OakleyDokely wrote:If we were looking at this trend of smallball through the lenses of the moneyball approach, if the trend is small, undervalued assets in the market place would be bigs - acquiring bigs and playing big.
Playing small only works if you have versatile and GOOD small players.
Which bigs are undervalued, exactly? There really aren't all that many good bigs, to say nothing of good bigs that shoot, pass and defend. The Lakers currently have Roy Hibbert, Brandon Bass, Robert Sacre, Ryan Kelly and Julius Randle at PF/C. Honestly, Kobe is cooked, but if anybody is to blame here is Mitch Kupchak and the Jr Busses. Can you imagine if Roy Hibbert gets hurt and Julius Randle looks like a short-armed PF who fouls a lot, can't shoot and only goes left? What then?

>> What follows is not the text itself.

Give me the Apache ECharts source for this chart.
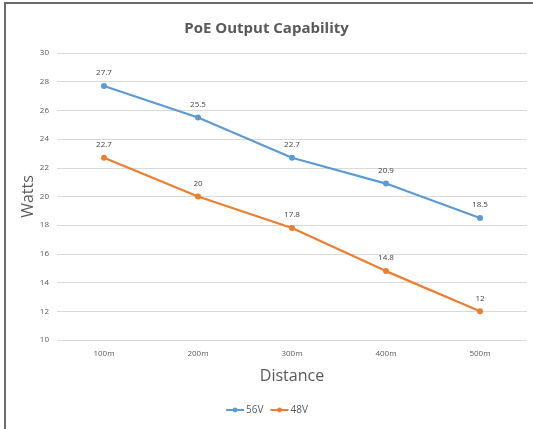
<!DOCTYPE html>
<html>
<head>
<meta charset="utf-8">
<script src="https://cdn.jsdelivr.net/npm/echarts@6/dist/echarts.min.js"></script>
<style>
  html, body { margin: 0; padding: 0; background: #fff; overflow: hidden; width: 533px; height: 429px; }
  #frame { position: absolute; left: 4px; top: 2px; width: 527px; height: 427px;
           border-left: 2px solid #6b6b6b; border-top: 2px solid #6b6b6b; }
  #chart { position: absolute; left: 0; top: 0; width: 533px; height: 429px; }
</style>
</head>
<body>
<div id="frame"></div>
<div id="chart"></div>
<script>
const categories = ["100m", "200m", "300m", "400m", "500m"];
const watts56 = [27.7, 25.5, 22.7, 20.9, 18.5];
const watts48 = [22.7, 20, 17.8, 14.8, 12];

const myChart = echarts.init(document.getElementById("chart"));
const labelStyle = { show: true, position: "top", distance: 6, fontSize: 8, color: "#404040", fontFamily: "Open Sans" };

myChart.setOption({
  animation: false,
  title: {
    text: "PoE Output Capability",
    left: "center",
    top: 16,
    textStyle: { fontSize: 15, fontWeight: "bold", color: "#595959", fontFamily: "Open Sans" }
  },
  legend: {
    bottom: 9,
    left: "center",
    itemWidth: 18,
    itemHeight: 6,
    itemGap: 6,
    textStyle: { fontSize: 10, color: "#595959", fontFamily: "Open Sans", padding: [0, 0, 0, -3] },
    data: ["56V", "48V"]
  },
  grid: { left: 57, right: 6, top: 53, bottom: 89 },
  xAxis: {
    type: "category",
    data: categories,
    name: "Distance",
    nameLocation: "middle",
    nameGap: 28,
    nameMoveOverlap: false,
    nameTextStyle: { fontSize: 16, color: "#595959", fontFamily: "Open Sans" },
    axisLine: { show: false },
    axisTick: { show: false },
    axisLabel: { fontSize: 8, color: "#595959", margin: 10, fontFamily: "Open Sans" }
  },
  yAxis: {
    type: "value",
    min: 10,
    max: 30,
    interval: 2,
    name: "Watts",
    nameLocation: "middle",
    nameGap: 21,
    nameMoveOverlap: false,
    nameTextStyle: { fontSize: 16, color: "#595959", fontFamily: "Open Sans" },
    axisLabel: { fontSize: 8, color: "#595959", margin: 8, fontFamily: "Open Sans" },
    splitLine: { lineStyle: { color: "#d9d9d9", width: 1 } }
  },
  series: [
    {
      name: "56V",
      type: "line",
      data: watts56,
      symbol: "circle",
      symbolSize: 6,
      lineStyle: { width: 2.2, color: "#5B9BD5" },
      itemStyle: { color: "#5B9BD5" },
      label: labelStyle
    },
    {
      name: "48V",
      type: "line",
      data: watts48,
      symbol: "circle",
      symbolSize: 6,
      lineStyle: { width: 2.2, color: "#ED7D31" },
      itemStyle: { color: "#ED7D31" },
      label: labelStyle
    }
  ]
});
</script>
</body>
</html>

I actually think a lot of this small ball stuff isn't so much coming from coaches trying to be avant-garde as it is from a total lack of PFs worth a damn coming up through the draft. Take a look at the PFs out there who are any good. Guys like Horford, Jefferson, Duncan, Aldridge, Dirk, Bosh, Millsap, Randolph, etc. are all either on the wrong side of 30, or very close to it. Where are the young guys coming up to take their places? Even Kevin Love turns 27 in September. It's Anthony Davis, and besides him you start looking at tweeners like Green, Mirotic, Markieff Morris, etc. Centers have seen a pretty significant resurgence, but power forwards are on the decline in the NBA, so rather than massively overpay for a better PF, killing their ability to add players at other positions, teams are doing what they can to adapt.